Idole instantanée : Idiotie incarnée
Cinéma

Idole instantanée : Idiotie incarnée

Idole instantanée, première réalisation d’Yves Desgagnés, livre un portrait caricatural de la télé-réalité en suivant quatre aspirantes chanteuses interprétées par Claudine Mercier.  Pitié!

L’été dernier, Pierre Falardeau s’attaquait à la convergence et à la télé-réalité en signant le merdique mais féroce Elvis Gratton III. Le message passait, mais le tout souffrait d’un trop-plein de gags burlesques. Cet été, c’est au tour d’Idole instantanée, écrit par Émile Gaudreault – qui avait déjà exploité le phénomène en coscénarisant le médiocre Louis 19 de Michel Poulette -, Martin Forget, Benoît Pelletier et Daniel Thibault, de dénoncer ce qui fascine ou fait damner bien des téléphiles.

Y aura-t-il quelque élément de critique sociale cinglante dans l’univers aseptisé du réseau Omni Global? Dénoncera-t-on les grands manitous de la télé dans les coulisses froufroutantes d’Idole instantanée, concours permettant à une illustre inconnue de devenir la star de l’heure en 24 heures? Eh non. Sans doute que l’on n’a pas voulu mordre la main nourricière.

Alors, plutôt que de se moquer directement des phénomènes ci-haut mentionnés, on crache sans égard sur les petites gens qui carburent à Star Académie ainsi que sur tous les Wilfred et Marie-Élaine de ce monde.

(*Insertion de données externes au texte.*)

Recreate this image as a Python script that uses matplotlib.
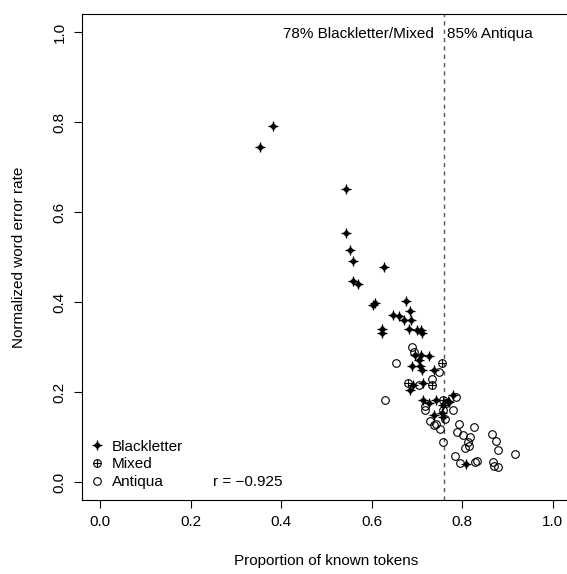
import matplotlib
matplotlib.use("Agg")
import matplotlib.pyplot as plt
from matplotlib.lines import Line2D

plt.rcParams["font.family"] = ["Liberation Sans", "DejaVu Sans"]
plt.rcParams["font.size"] = 11

# (proportion of known tokens, normalized word error rate)
blackletter_x = [0.353, 0.383, 0.543, 0.543, 0.552, 0.558, 0.628, 0.558, 0.569, 0.603,
                 0.608, 0.676, 0.685, 0.648, 0.661, 0.672, 0.687, 0.683, 0.624, 0.624,
                 0.709, 0.711, 0.700, 0.696, 0.709, 0.726, 0.706, 0.690, 0.707, 0.712,
                 0.737, 0.692, 0.714, 0.684, 0.714, 0.728, 0.743, 0.770, 0.779, 0.738,
                 0.755, 0.759, 0.808, 0.757, 0.772]
blackletter_y = [0.745, 0.792, 0.652, 0.554, 0.515, 0.492, 0.478, 0.446, 0.440, 0.394,
                 0.398, 0.403, 0.381, 0.372, 0.368, 0.359, 0.359, 0.341, 0.341, 0.331,
                 0.337, 0.331, 0.337, 0.283, 0.283, 0.279, 0.272, 0.257, 0.257, 0.249,
                 0.248, 0.216, 0.220, 0.205, 0.183, 0.175, 0.183, 0.179, 0.194, 0.150,
                 0.153, 0.144, 0.040, 0.172, 0.177]

mixed_x = [0.755, 0.681, 0.733, 0.757]
mixed_y = [0.264, 0.220, 0.216, 0.183]

antiqua_x = [0.655, 0.630, 0.690, 0.693, 0.749, 0.733, 0.718, 0.718, 0.757, 0.781,
             0.762, 0.729, 0.737, 0.743, 0.751, 0.759, 0.786, 0.793, 0.827, 0.788,
             0.802, 0.818, 0.814, 0.807, 0.815, 0.866, 0.875, 0.880, 0.916, 0.785,
             0.796, 0.829, 0.834, 0.869, 0.871, 0.879, 0.764, 0.705]
antiqua_y = [0.265, 0.183, 0.300, 0.290, 0.245, 0.228, 0.168, 0.160, 0.160, 0.160,
             0.139, 0.135, 0.126, 0.130, 0.117, 0.088, 0.190, 0.128, 0.123, 0.111,
             0.105, 0.099, 0.090, 0.076, 0.079, 0.107, 0.091, 0.071, 0.063, 0.058,
             0.042, 0.045, 0.047, 0.044, 0.036, 0.033, 0.175, 0.215]

threshold = 0.76
r_value = -0.925
ticks = [0.0, 0.2, 0.4, 0.6, 0.8, 1.0]
tick_labels = ["0.0", "0.2", "0.4", "0.6", "0.8", "1.0"]

fig = plt.figure(figsize=(5.67, 5.74), dpi=100)
ax = fig.add_axes([82 / 567, 74 / 574, 488.6 / 567, 486 / 574])
ax.set_xlim(-0.04, 1.04)
ax.set_ylim(-0.04, 1.04)

ax.axvline(threshold, color="#555555", lw=1, ls=(0, (3, 3)))

ax.plot(antiqua_x, antiqua_y, ls="none", marker="o", ms=5.5, mfc="none", mec="black", mew=0.8)
ax.plot(mixed_x, mixed_y, ls="none", marker="o", ms=5.5, mfc="none", mec="black", mew=0.8)
ax.plot(mixed_x, mixed_y, ls="none", marker="+", ms=5.5, mec="black", mew=0.8)
ax.plot(blackletter_x, blackletter_y, ls="none", marker="D", ms=3.4, mfc="black", mec="black", mew=0.5)
ax.plot(blackletter_x, blackletter_y, ls="none", marker="+", ms=7, mec="black", mew=0.9)

ax.text(0.738, 0.995, "78% Blackletter/Mixed", ha="right", va="center")
ax.text(0.767, 0.995, "85% Antiqua", ha="left", va="center")
ax.text(0.25, 0.0, f"r = \u2212{abs(r_value):.3f}", ha="left", va="center")

h_black = (Line2D([], [], ls="none", marker="D", ms=3.4, mfc="black", mec="black", mew=0.5),
           Line2D([], [], ls="none", marker="+", ms=7, mec="black", mew=0.9))
h_mixed = (Line2D([], [], ls="none", marker="o", ms=5.5, mfc="none", mec="black", mew=0.8),
           Line2D([], [], ls="none", marker="+", ms=5.5, mec="black", mew=0.8))
h_anti = Line2D([], [], ls="none", marker="o", ms=5.5, mfc="none", mec="black", mew=0.8)
ax.legend([h_black, h_mixed, h_anti], ["Blackletter", "Mixed", "Antiqua"],
          loc="lower left", bbox_to_anchor=(0.015, 0.022), frameon=False,
          borderpad=0, borderaxespad=0, handlelength=1.0, handletextpad=0.48,
          labelspacing=0.25, fontsize=11)

ax.set_xticks(ticks)
ax.set_xticklabels(tick_labels)
ax.set_yticks(ticks)
ax.set_yticklabels(tick_labels, rotation=90, va="center")
ax.tick_params(direction="out", length=6, width=0.8, pad=5)
for s in ax.spines.values():
    s.set_linewidth(0.8)

ax.set_xlabel("Proportion of known tokens", labelpad=18)
ax.set_ylabel("Normalized word error rate", labelpad=19)

fig.savefig("out.png", dpi=100)
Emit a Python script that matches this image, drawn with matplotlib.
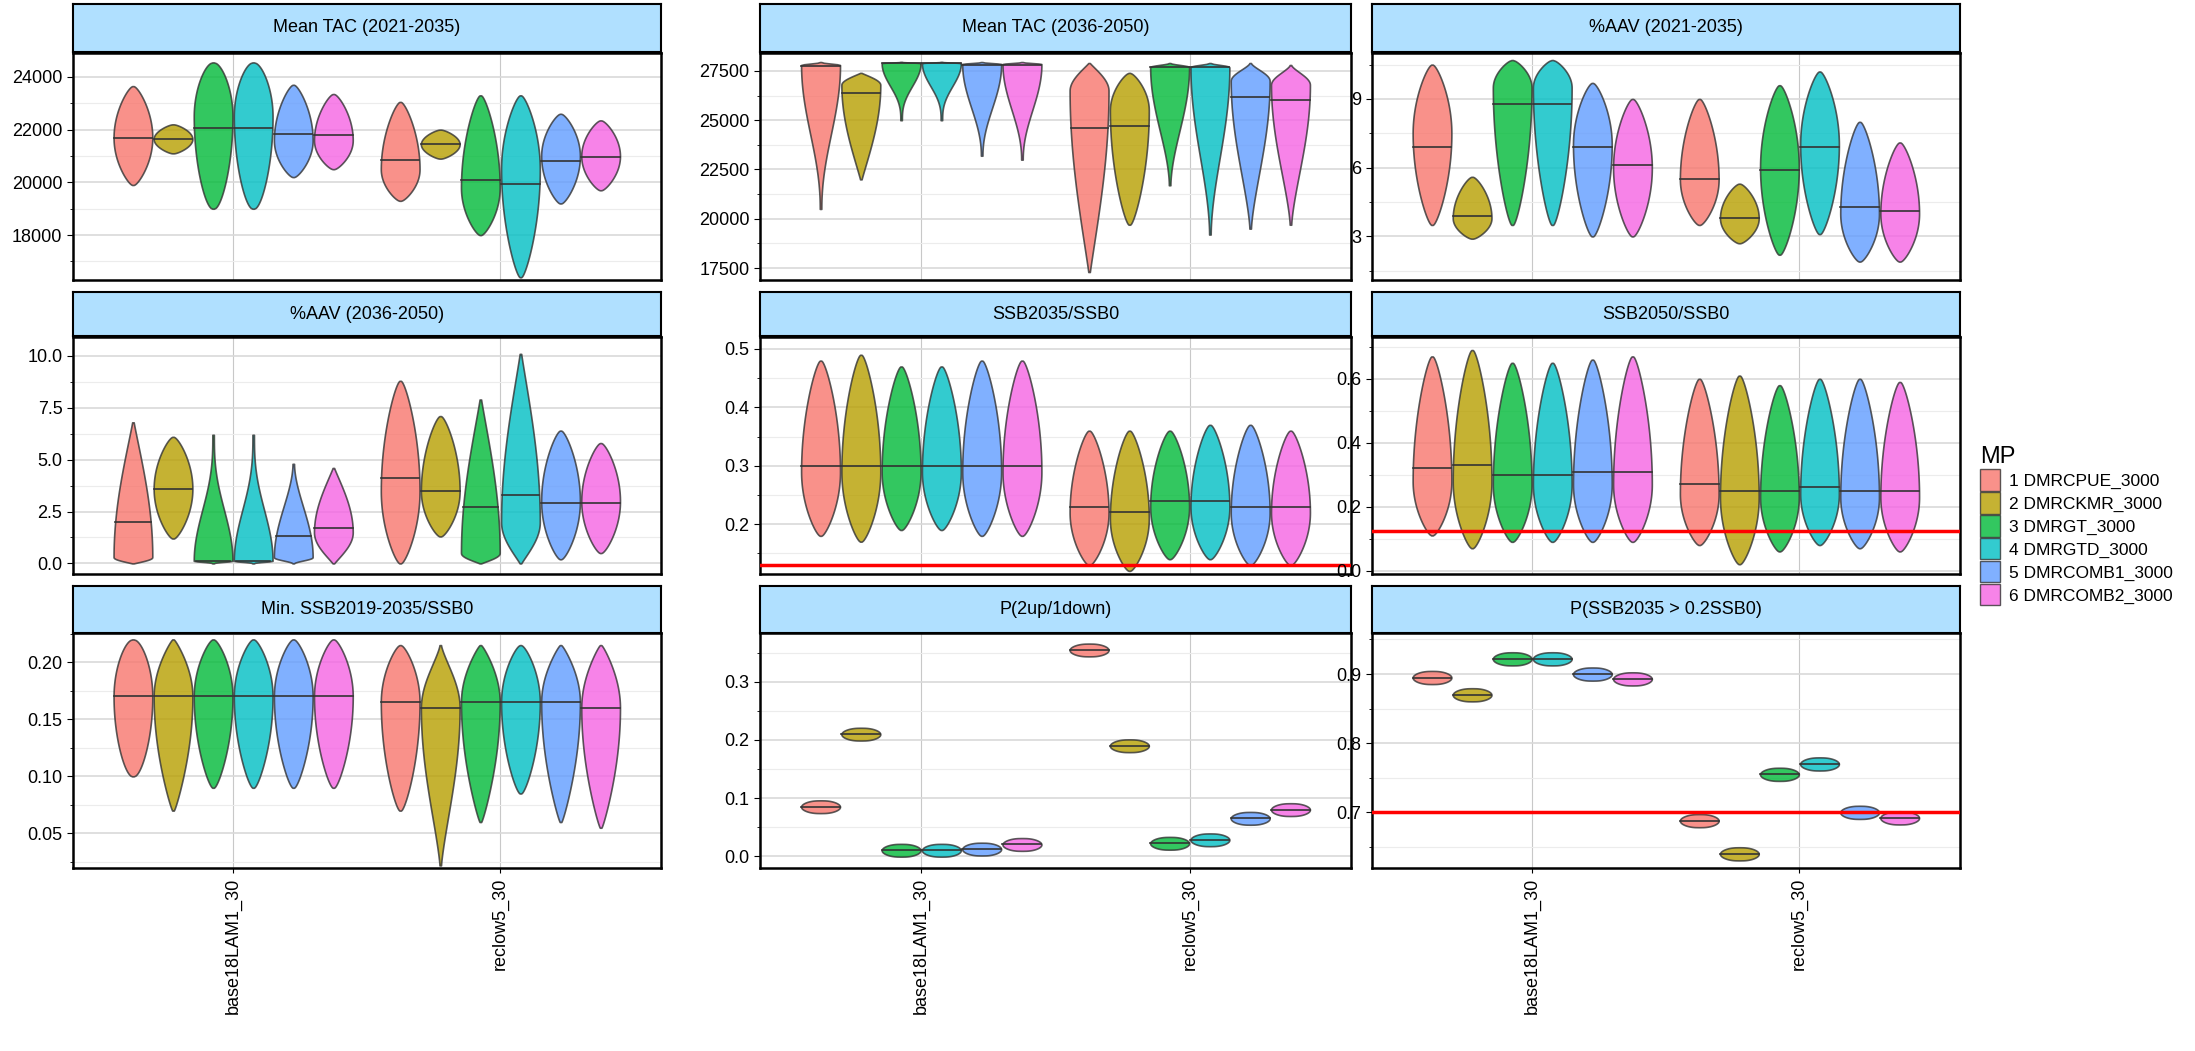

Sans oublier les artisans de la télé que l’on veut nous faire passer pour une bande de frappés égocentriques et superficiels. Ce n’est tout de même pas eux qu’il faut blâmer pour ces fléaux!

Aussi, hormis le navrant caméo de Denys Arcand, le film semble s’adresser à des "couch potatoes" n’ayant aucune culture cinématographique. Pour les rassurer, on leur envoie donc en pâture des figures bien connues du petit écran, tels les journalistes Pascale Nadeau, Herby Moreau, Alexandra Diaz, Paul Toutant et Francine Grimaldi dans leur propre rôle (pour faire plus vrai!), de même que Guy A. Lepage et Sylvie Léonard en petit couple bcbg (quelle trouvaille, quand même!).

Ceci dit, la réalisation d’Yves Desgagnés, acteur et homme de théâtre respectable ayant signé de belles mises en scène de Tchekhov et de Shakespeare, se révèle tout à fait convenable et dénuée de temps morts. Desgagnés a le sens du rythme et de la comédie, c’est certain; toutefois, il aurait eu intérêt à demander à ses interprètes d’en faire un peu moins – on n’est pas au feu Théâtre des Variétés, bon sang!

Ainsi, à Louise Turcot, actrice pourtant nuancée en temps normal, on a envie de prescrire du Valium tant elle agace par son jeu hystérique. N’égalant pas le tour de force de Michel Côté dans Cruising Bar, l’humoriste Claudine Mercier compose quatre caricatures criardes dont aucune n’arrive à susciter l’empathie ni d’émotions, pas même Cat la rockeuse, sans doute le personnage ayant le plus de potentiel aux côtés de Manon la pitoune, Daphnée la matante et Mimi la pognée, ou encore de Simon Sirois, l’eunuque moustachu. Que l’on ne se surprenne pas si Christian Bégin y va d’une autre montée de lait… Au milieu de tout ce fatras de facture hyper-léchée, gracieuseté du directeur photo Éric Cayla, s’élève Maxime Denommée, suave à souhait en animateur de concours, hybride de Sébastien Benoît et Éric Salvail. Dites donc, la récolte des navets, c’est en juin?